Con el fondo unos estarán de acuerdo, pero no aceptan la forma, ni el formato del show dominado por escenas de travestis, transgéneros y transexuales. Sin embargo, hay un hecho innegable, es la calidad del espectáculo, la escenografía, y la elección musical en general, aunque hubiera pasajes discutibles y a veces innecesariamente largos. El deseo de originalidad a todo precio cae a veces en la excentricidad, que no es sinónimo obligado de innovación, belleza o deleite.
Lo que para unos es grotesco, obsceno, vulgar, degradante, una pantomima decadente, una glorificación del woquismo, para otros ha sido un espectáculo grandioso, apoteósico, que corta el aliento de emoción, una novedad mundial que saca el desfile de los límites estrechos del estadio para inundar toda una ciudad, un ejemplo del savoir faire francés en términos de espectáculo que entronca con el esplendor de los festejos versallescos y barrocos de Luis XIV. Se trataba de una apuesta estética barroca original donde la provocación era un poco de pimienta sobre un plato rabiosamente contestatario y contemporáneo, cocinado con magia y creatividad.

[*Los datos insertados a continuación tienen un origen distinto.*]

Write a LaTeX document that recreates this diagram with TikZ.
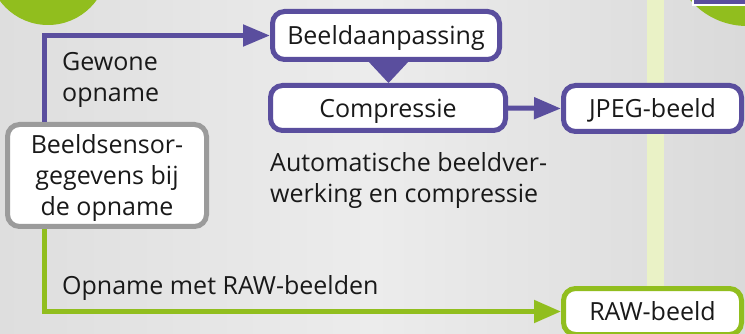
\documentclass[tikz,border=0pt]{standalone}
\usepackage{fontspec}
\setmainfont{Open Sans}
\usetikzlibrary{arrows.meta}
\definecolor{purp}{RGB}{90,78,158}
\definecolor{grn}{RGB}{145,190,30}
\definecolor{grndark}{RGB}{80,120,15}
\definecolor{boxgray}{RGB}{155,155,155}
\definecolor{bandc}{RGB}{234,242,198}
\definecolor{txt}{RGB}{25,25,25}
\definecolor{bgL}{RGB}{222,222,222}
\definecolor{bgM}{RGB}{236,236,236}
\definecolor{bgR}{RGB}{218,218,218}
\begin{document}
\begin{tikzpicture}[x=1pt,y=-1pt,
  txtfont/.style={text=txt, font=\fontsize{25}{31}\selectfont},
  box/.style={draw=purp, line width=5pt, rounded corners=12pt, fill=white, inner sep=0pt, align=center, text depth=0pt, txtfont},
  graybox/.style={box, draw=boxgray},
  greenbox/.style={box, draw=grn},
  lbl/.style={align=left, inner sep=0pt, txtfont},
  pline/.style={draw=purp, line width=5pt, -{Triangle[length=27pt,width=21pt]}},
  gline/.style={draw=grn, line width=5pt, -{Triangle[length=27pt,width=22pt]}}]
\useasboundingbox (0,0) rectangle (745,334);
\clip (0,0) rectangle (745,334);
% background
\shade[left color=bgL, right color=bgR, middle color=bgM] (0,0) rectangle (745,334);
% vertical band
\fill[bandc] (647,-5) rectangle (664,300);
% decorative circles (cut off)
\shade[top color=grndark, bottom color=grn, middle color=grn] (48,-35) circle (60);
\shade[top color=grndark, bottom color=grn, middle color=grn] (747,-49) circle (75);
\fill[purp, draw=white, line width=1.5pt] (693,-20) rectangle (760,5);
% boxes
\node[box, minimum width=227pt, minimum height=48pt] (aanp) at (386,35.5) {Beeldaanpassing};
\node[box, minimum width=235pt, minimum height=45pt] (comp) at (388,108) {Compressie};
\node[box, minimum width=178pt, minimum height=46pt] (jpeg) at (652.5,108.5) {JPEG-beeld};
\node[graybox, minimum width=199pt, minimum height=102pt] (sensor) at (107,175.5) {Beeldsensor-\\gegevens bij\\de opname};
\node[greenbox, minimum width=178pt, minimum height=46pt] (raw) at (652.5,311.5) {RAW-beeld};
% triangle between Beeldaanpassing and Compressie
\fill[purp] (367,60) -- (410,60) -- (388.5,83) -- cycle;
% connectors
\coordinate (px) at (44,0);
\draw[pline] (px |- sensor.north) |- (aanp.west);
\draw[gline] (px |- sensor.south) |- (raw.west);
\draw[pline] (comp.east) -- (jpeg.west);
% labels
\node[lbl, anchor=base west] (gew) at (62,102) {Gewone\\opname};
\node[lbl, anchor=base west] (auto) at (270,203) {Automatische beeldver-\\werking en compressie};
\node[lbl, anchor=base west] (rawlbl) at (62,294) {Opname met RAW-beelden};
\end{tikzpicture}
\end{document}
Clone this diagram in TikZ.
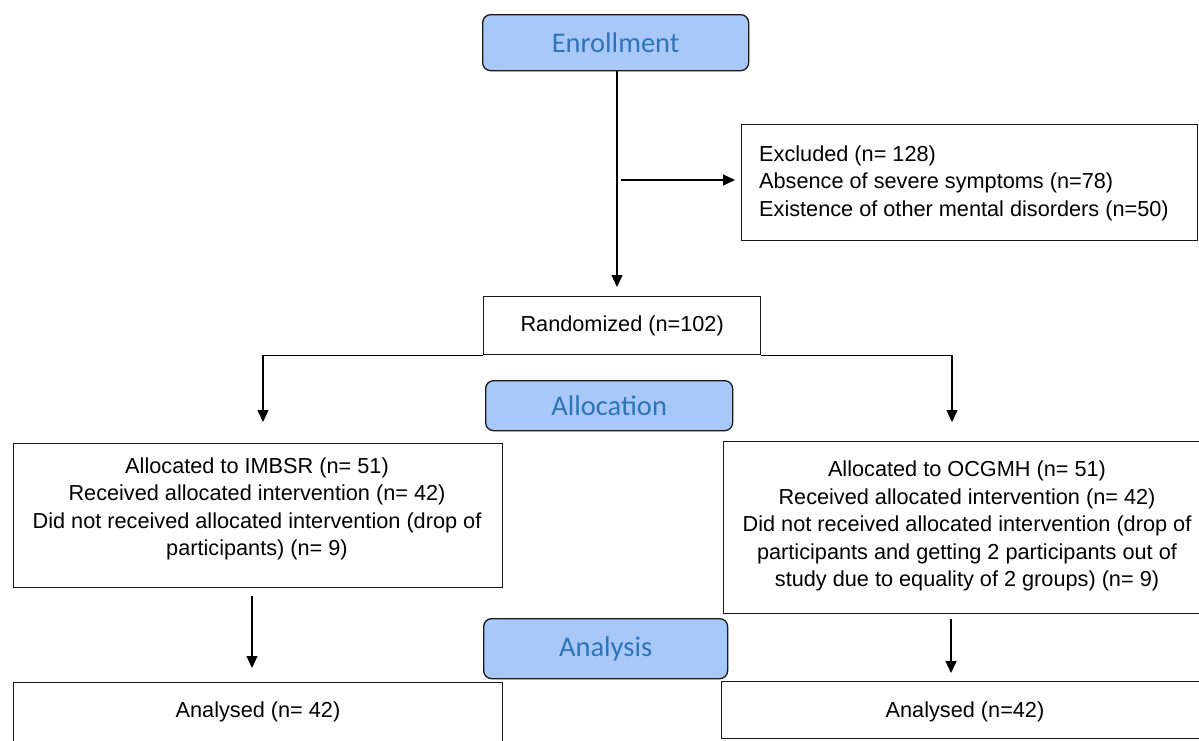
\documentclass[tikz,border=0pt]{standalone}
\usepackage{fontspec}
\setmainfont{Liberation Sans}
\newfontfamily\hfont{Carlito}
\usetikzlibrary{arrows.meta}
\definecolor{hfill}{HTML}{A9C8FA}
\definecolor{htext}{HTML}{2E75B6}
\begin{document}
\begin{tikzpicture}[x=1pt,y=-1pt,
  box/.style={draw=black!90, line width=1.3pt, rectangle, anchor=north west, inner sep=0pt},
  head/.style={draw=black!90, line width=1.3pt, fill=hfill, rounded corners=8pt, anchor=north west,
    inner sep=0pt, font=\hfont\fontsize{28.5}{30}\selectfont, text=htext},
  txt/.style={inner sep=0pt, font=\fontsize{21.7}{27.5}\selectfont},
  arr/.style={line width=1.3pt, -{Triangle[width=11pt,length=12pt]}}]
\useasboundingbox (0,0) rectangle (1199,740);
\clip (0,0) rectangle (1199,740);
\fill[white] (0,0) rectangle (1199,740);

% boxes
\node[head, minimum width=266pt, minimum height=56pt] (enr) at (482,14) {Enrollment};
\node[box, minimum width=456pt, minimum height=116pt] (exc) at (741,124) {};
\node[box, txt, minimum width=277pt, minimum height=58pt] (rnd) at (483,296) {Randomized (n=102)};
\node[head, minimum width=247pt, minimum height=50pt] (alloc) at (485,380) {Allocation};
\node[box, minimum width=489pt, minimum height=144pt] (imb) at (13,443) {};
\node[box, minimum width=489pt, minimum height=172pt] (ocg) at (723,441) {};
\node[head, minimum width=244pt, minimum height=60pt] (ana) at (483,618) {Analysis};
\node[box, minimum width=489pt, minimum height=80pt] (anl) at (13,682) {};
\node[box, minimum width=491pt, minimum height=57pt] (anr) at (721,681) {};

% texts
\node[txt, anchor=west, align=left] (excT) at (759,183)
  {Excluded (n= 128)\\Absence of severe symptoms (n=78)\\Existence of other mental disorders (n=50)};
\node[txt, align=center] (imbT) at (257,509)
  {Allocated to IMBSR (n= 51)\\Received allocated intervention (n= 42)\\Did not received allocated intervention (drop of\\participants) (n= 9)};
\node[txt, align=center] (ocgT) at (967,526)
  {Allocated to OCGMH (n= 51)\\Received allocated intervention (n= 42)\\Did not received allocated intervention (drop of\\participants and getting 2 participants out of\\study due to equality of 2 groups) (n= 9)};
\node[txt] (anlT) at (258,712) {Analysed (n= 42)};
\node[txt] (anrT) at (965,712) {Analysed (n=42)};

% connector end points
\coordinate (t1) at (617,287);
\coordinate (e0) at (621,180);
\coordinate (la) at (263,422);
\coordinate (ra) at (952,422);
\coordinate (lb) at (252,668);
\coordinate (rb) at (951,673);

% connectors
\draw[arr] (enr.south -| t1) -- (t1);
\draw[arr, shorten >=6pt] (e0) -- (exc.west |- e0);
\draw[arr] (rnd.south west) -| (la);
\draw[arr] (rnd.south east) -| (ra);
\draw[arr] (imb.south -| lb) ++(0,8) -- (lb);
\draw[arr] (ocg.south -| rb) ++(0,5) -- (rb);
\end{tikzpicture}
\end{document}
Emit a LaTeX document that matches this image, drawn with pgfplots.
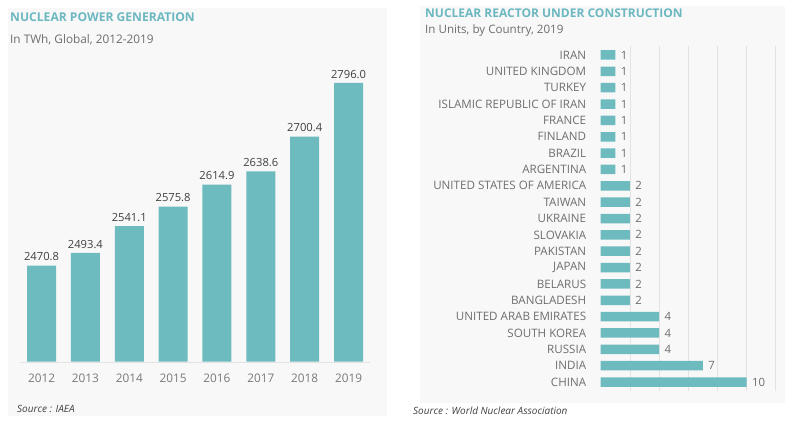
\documentclass[border=0pt]{standalone}
\usepackage{fontspec}
\setmainfont{Open Sans}
\usepackage{pgfplots}
\pgfplotsset{compat=1.18}
\definecolor{barc}{HTML}{6DBBBF}
\definecolor{titlec}{HTML}{6CB8C0}
\definecolor{subc}{HTML}{6E6E6E}
\definecolor{valc}{HTML}{404040}
\definecolor{tickc}{HTML}{7A7A7A}
\definecolor{bgc}{HTML}{F8F8F8}
\definecolor{gridc}{HTML}{E3E3E3}
\begin{document}
\begin{tikzpicture}
\path[use as bounding box] (0pt,0pt) rectangle (795pt,-425pt);
\fill[bgc] (8pt,-8pt) rectangle (387pt,-416pt);
\fill[bgc] (420pt,-6pt) rectangle (785pt,-403pt);
% titles
\node[anchor=west,text=titlec,font=\bfseries\fontsize{12.1}{14}\selectfont,inner sep=0pt] at (10pt,-17pt) {NUCLEAR POWER GENERATION};
\node[anchor=west,text=subc,font=\fontsize{11.8}{14}\selectfont,inner sep=0pt] at (10pt,-40pt) {In TWh, Global, 2012-2019};
\node[anchor=west,text=titlec,font=\bfseries\fontsize{12}{14}\selectfont,inner sep=0pt] at (425pt,-13pt) {NUCLEAR REACTOR UNDER CONSTRUCTION};
\node[anchor=west,text=subc,font=\fontsize{11.6}{14}\selectfont,inner sep=0pt] at (425pt,-30pt) {In Units, by Country, 2019};
\node[anchor=west,text=valc,font=\itshape\fontsize{10}{12}\selectfont,inner sep=0pt] at (17pt,-409pt) {Source : IAEA};
\node[anchor=west,text=valc,font=\itshape\fontsize{10}{12}\selectfont,inner sep=0pt] at (413pt,-411pt) {Source : World Nuclear Association};
% left chart
\begin{axis}[
  at={(19.6pt,-361.7pt)}, anchor=south west,
  scale only axis, width=350.9pt, height=337.3pt,
  xmin=-0.5, xmax=7.5, ymin=2300, ymax=2900,
  axis x line*=bottom, axis line style={draw=gridc, -},
  hide y axis,
  xtick={0,...,7}, xticklabels={2012,2013,2014,2015,2016,2017,2018,2019},
  major tick length=0pt,
  xticklabel style={text=tickc, font=\fontsize{11.8}{14}\selectfont, yshift=-9pt},
  clip=false,
  nodes near coords, point meta=explicit symbolic,
  every node near coord/.append style={text=valc, font=\fontsize{11.2}{13}\selectfont, yshift=1pt},
]
\addplot[ybar, bar width=29pt, fill=barc, draw=none] coordinates {
(0,2470.8) [2470.8]
(1,2493.4) [2493.4]
(2,2541.1) [2541.1]
(3,2575.8) [2575.8]
(4,2614.9) [2614.9]
(5,2638.6) [2638.6]
(6,2700.4) [2700.4]
(7,2796.0) [2796.0]
};
\end{axis}
% right chart
\begin{axis}[
  at={(600.7pt,-391pt)}, anchor=south west,
  scale only axis, width=175pt, height=345pt,
  xmin=0, xmax=12, ymin=-0.55, ymax=20.55, y dir=reverse,
  axis line style={draw=none},
  major tick length=0pt,
  xtick={2,4,...,12}, xticklabels={},
  xmajorgrids, grid style={draw=gridc, line width=0.6pt},
  ytick={0,...,20},
  yticklabels={IRAN,UNITED KINGDOM,TURKEY,ISLAMIC REPUBLIC OF IRAN,FRANCE,FINLAND,BRAZIL,ARGENTINA,UNITED STATES OF AMERICA,TAIWAN,UKRAINE,SLOVAKIA,PAKISTAN,JAPAN,BELARUS,BANGLADESH,UNITED ARAB EMIRATES,SOUTH KOREA,RUSSIA,INDIA,CHINA},
  yticklabel style={text=subc, font=\fontsize{11.6}{13}\selectfont, xshift=-11pt},
  clip=false,
  nodes near coords, point meta=explicit symbolic,
  every node near coord/.append style={text=subc, font=\fontsize{11.4}{13}\selectfont, anchor=west, xshift=2pt},
]
\addplot[xbar, bar width=9.5pt, fill=barc, draw=none] coordinates {
(1,0) [1]
(1,1) [1]
(1,2) [1]
(1,3) [1]
(1,4) [1]
(1,5) [1]
(1,6) [1]
(1,7) [1]
(2,8) [2]
(2,9) [2]
(2,10) [2]
(2,11) [2]
(2,12) [2]
(2,13) [2]
(2,14) [2]
(2,15) [2]
(4,16) [4]
(4,17) [4]
(4,18) [4]
(7,19) [7]
(10,20) [10]
};
\end{axis}
\end{tikzpicture}
\end{document}
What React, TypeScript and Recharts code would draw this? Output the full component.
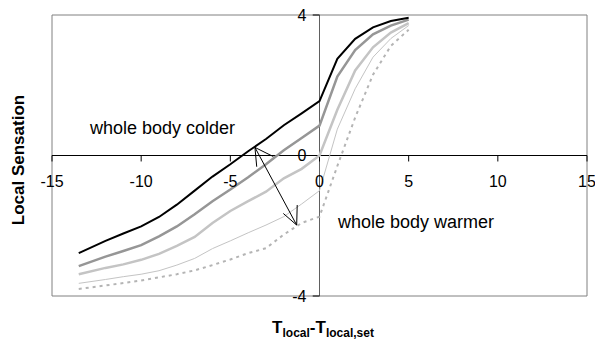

Y en cuanto a su contenido simbólico, destacan su bello discurso de tolerancia, de respeto, de mestizaje, que pone el acento en las minorías y en las mujeres, que habla de sororidad, de paridad, de inclusión, de apertura al mundo y de aceptación del otro. El espectáculo ha sido para muchos un discurso antirracista, de empoderamiento femenino y de diversidad étnica y morfológica, de paz, la mejor respuesta al ascenso del fascismo y de la extrema derecha, y se oyeron en consecuencia silbidos al paso de la embarcación que transportaba a la delegación israelí para protestar por la guerra de exterminio en Gaza. Las diferentes escenas, doce en total, fueron mostrando estas temáticas a través de las diferentes batallas ganadas a lo largo de la historia para alcanzar la libertad, la igualdad y la fraternidad que ondean en el emblema francés.